Unfortunately, our daily workloads didn’t leave much time to act on our good intentions. So one day I decided a change of tack was necessary. Restless in my marketing role, I approached Laurens (owner of Boat Bike Tours) to ask if I could focus fully on making the company more sustainable. He agreed immediately! He had decided that we would become 100% climate neutral by 2021. I was going to be busy!

Measuring is knowing

At the end of 2019, we did a baseline measurement of the Boat Bike Tours fleet with Sea Going Green. Each ship owner received a questionnaire about onboard consumption of fuel, electricity, drinking water, glass, paper, plastic, laundry, waste produced and more.

I also spoke with each ship owner to hear how they felt about sustainability. It was great to learn about a ship that could run almost entirely on solar cells; or that a water-saving shower head can reduce consumption by 40%. On some boats disposable plastic was already at a minimum, while other skippers were now seeing what they could change.

These conversations were sometimes tricky – some skippers saw sustainability as a marketing gimmick, or thought we were getting lost in research. “We have to start somewhere,” was always my answer.

Overcoming challenges

After one very difficult conversation, I sighed to my sister that this was no easy task. “You should be happy with the criticism, it’ll keep you on your toes” she replied. And it does! By February 2020, I’d visited all ships and the completed questionnaires could be analyzed by Sea Going Green.
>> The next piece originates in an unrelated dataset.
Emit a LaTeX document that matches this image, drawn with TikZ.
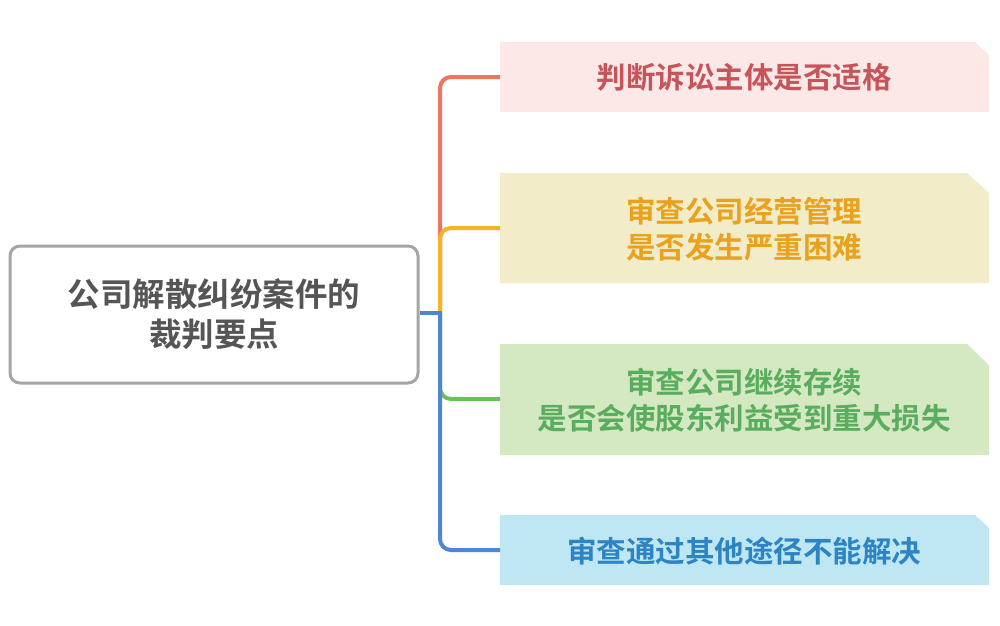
\documentclass[tikz,border=0pt]{standalone}
\usepackage{fontspec}
\newfontfamily\cjk{Noto Sans CJK SC}[BoldFont={Noto Sans CJK SC Bold}]
\definecolor{rootline}{HTML}{A5A5A5}
\definecolor{roottext}{HTML}{555555}
\definecolor{lred}{HTML}{F07464}
\definecolor{lorange}{HTML}{F8B323}
\definecolor{lgreen}{HTML}{6CBE5A}
\definecolor{lblue}{HTML}{4F86D1}
\definecolor{fred}{HTML}{FDE8E8}
\definecolor{fyellow}{HTML}{F3ECC9}
\definecolor{fgreen}{HTML}{D4E8C2}
\definecolor{fblue}{HTML}{BEE7F3}
\definecolor{tred}{HTML}{C6555B}
\definecolor{tyellow}{HTML}{E8A21E}
\definecolor{tgreen}{HTML}{5AAD5E}
\definecolor{tblue}{HTML}{2C84C4}
\begin{document}
\begin{tikzpicture}[x=1pt,y=-1pt,
  rootbox/.style={draw=rootline,line width=3pt,rounded corners=10pt,fill=white,
    minimum width=408pt,minimum height=137pt,inner sep=0pt,align=center,
    text=roottext,font=\cjk\bfseries\fontsize{32.5}{40}\selectfont},
  childtext/.style={align=center,inner sep=0pt,font=\cjk\bfseries\fontsize{29.5}{36}\selectfont},
  conn/.style={line width=4pt,rounded corners=11pt}]
\useasboundingbox (0,0) rectangle (1000,625);
% child boxes with cut corner
\fill[fred] (500,42) -- (975,42) -- (989,55) -- (989,112) -- (500,112) -- cycle;
\fill[fyellow] (500,173) -- (967,173) -- (989,193) -- (989,283) -- (500,283) -- cycle;
\fill[fgreen] (500,344) -- (967,344) -- (989,365) -- (989,455) -- (500,455) -- cycle;
\fill[fblue] (500,515) -- (975,515) -- (989,528) -- (989,585) -- (500,585) -- cycle;
\coordinate (c1) at (500,77);
\coordinate (c2) at (500,228);
\coordinate (c3) at (500,399);
\coordinate (c4) at (500,550);
\node[childtext,text=tred] (t1) at (744,77) {判断诉讼主体是否适格};
\node[childtext,text=tyellow] (t2) at (744,229) {审查公司经营管理\\是否发生严重困难};
\node[childtext,text=tgreen] (t3) at (744,400) {审查公司继续存续\\是否会使股东利益受到重大损失};
\node[childtext,text=tblue] (t4) at (744,551) {审查通过其他途径不能解决};
\node[rootbox] (root) at (214,314.5) {公司解散纠纷案件的\\裁判要点};
\coordinate (j) at (440,313);
\coordinate (jh) at (442,313);
\draw[conn,lred] (j) -- (440,77) -- (c1);
\draw[conn,lorange] (j) -- (440,228) -- (c2);
\draw[conn,lgreen] (j) -- (440,399) -- (c3);
\draw[conn,lblue] (j) -- (440,550) -- (c4);
\draw[line width=4pt,lblue] (root.east |- j) -- (jh);
\end{tikzpicture}
\end{document}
This step was also a challenge, as there were plenty of information gaps or unclear answers about ship parts, engines and generators. This revealed that our measuring system still needs refinement – an ongoing process which will improve each year as we run it.

Greening the office

We also wanted to know the footprint of our office in Amsterdam North, so besides measuring gas, water and electricity consumption, I calculated how many cartridges, printouts, office supplies and even bottles of dish soap we use annually.  Other initiatives included setting up recycling bins, meeting with experts and skippers to learn about HVO biofuel as a ship fuel alternative, and planting an olive tree in front of the office as a symbol of greening.
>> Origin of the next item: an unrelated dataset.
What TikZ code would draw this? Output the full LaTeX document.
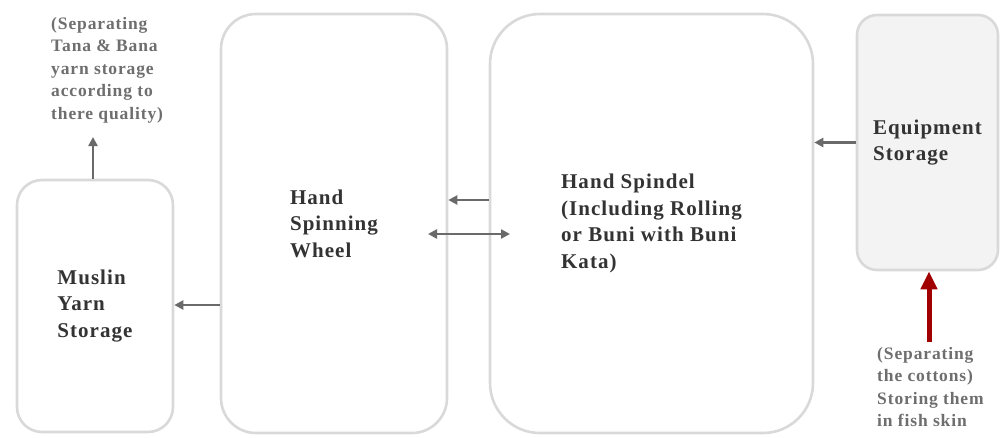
\documentclass[tikz,border=0pt]{standalone}
\usepackage{fontspec}
\setmainfont[LetterSpace=5]{Liberation Serif}
\usetikzlibrary{arrows.meta,calc}
\definecolor{boxline}{HTML}{D9D9D9}
\definecolor{txt}{HTML}{333333}
\definecolor{notetxt}{HTML}{6E6E6E}
\definecolor{arrgray}{HTML}{6A6A6A}
\definecolor{darkred}{HTML}{A00000}
\definecolor{equipfill}{HTML}{F3F3F3}
\begin{document}
\begin{tikzpicture}[x=1pt,y=-1pt,
  stagebox/.style={draw=boxline, line width=2.6pt, fill=white, align=left, text=txt,
    font=\bfseries\fontsize{21}{26.5}\selectfont, inner sep=0pt},
  notetext/.style={align=left, text=notetxt, font=\bfseries\fontsize{17.5}{22.5}\selectfont,
    inner sep=0pt, anchor=north west},
  arr/.style={draw=arrgray, line width=2.4pt, -{Triangle[length=9pt,width=9pt]}},
  dblarr/.style={draw=arrgray, line width=2.4pt, {Triangle[length=9pt,width=9pt]}-{Triangle[length=9pt,width=9pt]}},
  redarr/.style={draw=darkred, line width=5pt, -{Triangle[length=18pt,width=16pt]}}]
\useasboundingbox (0,0) rectangle (1002,437);
\node[stagebox, minimum width=156pt, minimum height=252pt, rounded corners=25pt] (muslin) at (95,306) {Muslin\\Yarn\\Storage};
\node[stagebox, minimum width=226pt, minimum height=419pt, rounded corners=35pt] (wheel) at (334,223.5) {Hand\\Spinning\\Wheel};
\node[stagebox, minimum width=323pt, minimum height=419pt, rounded corners=50pt] (spindle) at (651.5,223.5) {Hand Spindel\\(Including Rolling\\or Buni with Buni\\Kata)};
\node[stagebox, fill=equipfill, minimum width=141pt, minimum height=255pt, rounded corners=20pt] (equip) at (927.5,142.5) {Equipment\\Storage};
\node[notetext] (note1) at (51,17) {(Separating\\Tana \& Bana\\yarn storage\\according to\\there quality)};
\node[notetext] (note2) at (877,347) {(Separating\\the cottons)\\Storing them\\in fish skin};
\coordinate (y200) at (0,200);
\coordinate (y305) at (0,305);
\coordinate (dA) at (428,234);
\coordinate (dB) at (510,234);
\coordinate (upEnd) at (93,137);
\coordinate (redStart) at (929,342);
\draw[arr] (equip.west) -- (equip.west -| spindle.east);
\draw[arr] (spindle.west |- y200) -- (wheel.east |- y200);
\draw[dblarr] (dA) -- (dB);
\draw[arr] (wheel.west |- y305) -- (muslin.east |- y305);
\draw[arr] (muslin.north -| upEnd) -- (upEnd);
\draw[redarr] (redStart) -- (redStart |- equip.south);
\end{tikzpicture}
\end{document}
A change that made me quite (un)popular was when I pointed out that flying to Austria for a team-building weekend wasn’t wise if we’re serious about sustainability. We ended up taking the train to Maastricht instead, which earnt me some ungrateful glares. That taught me another lesson: making changes means making choices, and if I’m the one pushing the change then I can’t let reactions get me down. So now I walk around the office with a big smile and a “Let’s go Green” T-shirt. Luckily many colleagues are very supportive, like our product manager Jossie Verkerk.

Unexpected situation

At the start of every year we attend ITB Berlin, the world’s leading travel fair, to present our new tours and ships. This year we also planned to announce our 2021 carbon neutral goal and I was looking forward to the response.

We also had a pre-season meetup planned in February for all skippers, tour leaders and staff. Besides the usual first aid and puncture-fixing workshops, I’d invited Li An Phoa, founder of Drinkable Rivers, to speak. A woman with a mission, she works to reconnect people with rivers and to strive for a world with drinkable waterways. Her cause fits so beautifully with Boat Bike Tours, where our tours cruise rivers every day.

And then… the coronavirus struck. The ITB trade fair was cancelled, our pre-season meeting was cancelled and the whole tour season was postponed. Of course. Now, a couple of months later, we are adapting to this strange new situation. But even with the impact of the coronavirus all round us, we still haven’t lost sight of our green goals. We are still continuing with our carbon neutral 2021 plans – including a biofuel pilot and CO2 compensation program.

For the moment, other issues need attention, but we look forward to the time when it’s safe to welcome our guests again, and to share a greener travel approach together.